Sunday, September 21, 2014

North of the Northern Sea Route

This was one of the worst summers ever for Arctic sea ice, and the worst ever seen if you focus on the Asian side of the Arctic Ocean. Not only is the Northern Sea Route open for shipping between Europe and East Asia, but for the first time, cargo ships could reasonably cross the Arctic Ocean north of all the Asian islands. That shipping route has been more or less open (icebreaker escort recommended, just in case) since the beginning of August and could stay open through October. About 400 or maybe 500 cargo ships are expected to cross the Arctic Ocean this summer, the most ever.

With every year that goes by there is less reason to hope that the ice will ever make a comeback. In all, three fourths of the Arctic sea ice volume at its April peak melted away this summer, similar to the last seven years. If you think of the way weather naturally varies from one year to the next, a complete Arctic melt-out is almost within the range of normal weather fluctuations. Arctic ice melt is enhanced by a mild winter, a warm or stormy spring, a persistent straight-line wind pattern in almost any direction, and the list goes on and on. From normal weather variation alone we can expect an Arctic melt-out within the next 30 years, if the warming trend doesn’t catch up with it sooner than that. This summer provides a hint of what that will be like. All you have to do is imagine that this summer’s extraordinary melt on the Asian side of the ocean spread across to Greenland and Canada. Or, imagine the summer breezes arriving one month early. If three months of summer weather melt about 75 percent of the ice, four months would melt about 100 percent. That’s how close to the edge the Arctic is at this point.

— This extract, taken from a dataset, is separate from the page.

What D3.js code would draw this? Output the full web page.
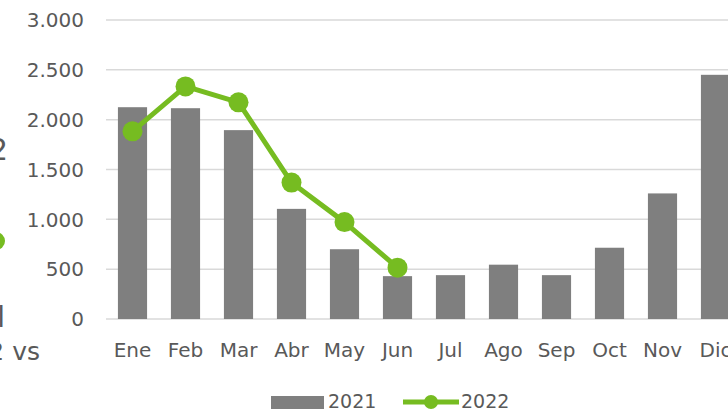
<!DOCTYPE html>
<html><head><meta charset="utf-8">
<script src="https://cdn.jsdelivr.net/npm/d3@7"></script>
<style>
html,body{margin:0;padding:0;background:#fff;}
svg{display:block;font-family:"DejaVu Sans",sans-serif;}
</style></head>
<body>
<svg id="c" width="728" height="411"></svg>
<script>
const months = ["Ene","Feb","Mar","Abr","May","Jun","Jul","Ago","Sep","Oct","Nov","Dic"];
const values2021 = [2125, 2115, 1895, 1105, 700, 430, 440, 545, 440, 715, 1260, 2450];
const values2022 = [1883, 2334, 2174, 1369, 972, 515];
const yTicks = [0, 500, 1000, 1500, 2000, 2500, 3000];
const seriesNames = ["2021", "2022"];

const svg = d3.select("#c");
const textColor = "#595959";
const barColor = "#7f7f7f";
const lineColor = "#76bc21";

const x = d3.scaleBand().domain(months).range([106, 742]).paddingInner(0.45).paddingOuter(0.225);
const y = d3.scaleLinear().domain([0, 3000]).range([319, 20]);
const fmt = v => d3.format(",")(v).replace(/,/g, ".");

// gridlines
svg.append("g").selectAll("line").data(yTicks).join("line")
  .attr("x1", 106).attr("x2", 728)
  .attr("y1", d => y(d)).attr("y2", d => y(d))
  .attr("stroke", "#d9d9d9").attr("stroke-width", 1.5);

// y labels
svg.append("g").selectAll("text").data(yTicks).join("text")
  .attr("x", 84).attr("y", d => y(d)).attr("dy", "0.36em")
  .attr("text-anchor", "end").attr("font-size", 20).attr("fill", textColor)
  .text(fmt);

// bars
svg.append("g").selectAll("rect").data(values2021).join("rect")
  .attr("x", (d, i) => x(months[i])).attr("width", x.bandwidth())
  .attr("y", d => y(d)).attr("height", d => y(0) - y(d))
  .attr("fill", barColor);

// line
const line = d3.line().x((d, i) => x(months[i]) + x.bandwidth() / 2).y(d => y(d));
svg.append("path").datum(values2022).attr("d", line)
  .attr("fill", "none").attr("stroke", lineColor).attr("stroke-width", 5).attr("stroke-linejoin", "round");
svg.append("g").selectAll("circle").data(values2022).join("circle")
  .attr("cx", (d, i) => x(months[i]) + x.bandwidth() / 2).attr("cy", d => y(d))
  .attr("r", 10).attr("fill", lineColor);

// x labels
svg.append("g").selectAll("text").data(months).join("text")
  .attr("x", d => x(d) + x.bandwidth() / 2).attr("y", 357)
  .attr("text-anchor", "middle").attr("font-size", 20).attr("fill", textColor)
  .text(d => d);

// legend
const lg = svg.append("g");
lg.append("rect").attr("x", 271).attr("y", 396).attr("width", 53).attr("height", 13).attr("fill", barColor);
lg.append("text").attr("x", 328).attr("y", 408).attr("font-size", 19).attr("fill", textColor).text(seriesNames[0]);
lg.append("line").attr("x1", 403).attr("x2", 459).attr("y1", 402).attr("y2", 402)
  .attr("stroke", lineColor).attr("stroke-width", 5);
lg.append("circle").attr("cx", 431).attr("cy", 402).attr("r", 7).attr("fill", lineColor);
lg.append("text").attr("x", 461).attr("y", 408).attr("font-size", 19).attr("fill", textColor).text(seriesNames[1]);

// cropped fragments at left edge (parts of neighbouring slide text)
svg.append("text").attr("x", 8).attr("y", 160).attr("text-anchor", "end").attr("font-size", 30).attr("fill", textColor).text("2");
svg.append("circle").attr("cx", -4).attr("cy", 241).attr("r", 9).attr("fill", lineColor);
svg.append("text").attr("x", 5).attr("y", 327).attr("text-anchor", "end").attr("font-size", 28).attr("fill", textColor).text("l");
svg.append("text").attr("x", 40).attr("y", 360).attr("text-anchor", "end").attr("font-size", 25).attr("fill", textColor).text("2 vs");
</script>
</body></html>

According to the ice statistics, it was a near-normal melt in the Canadian Arctic, but it was enough to open the Northwest Passage for explorer and science ships. That’s another sign of how much the Arctic has changed. A Northwest Passage opening, previously something that happened once every few decades, has become something you can almost plan on in any September you choose. It wasn’t a cargo-ship year in the Northwest Passage, but that may come soon enough — the last remnants of the Canadian ice shelves melted away this summer after drifting south during the spring.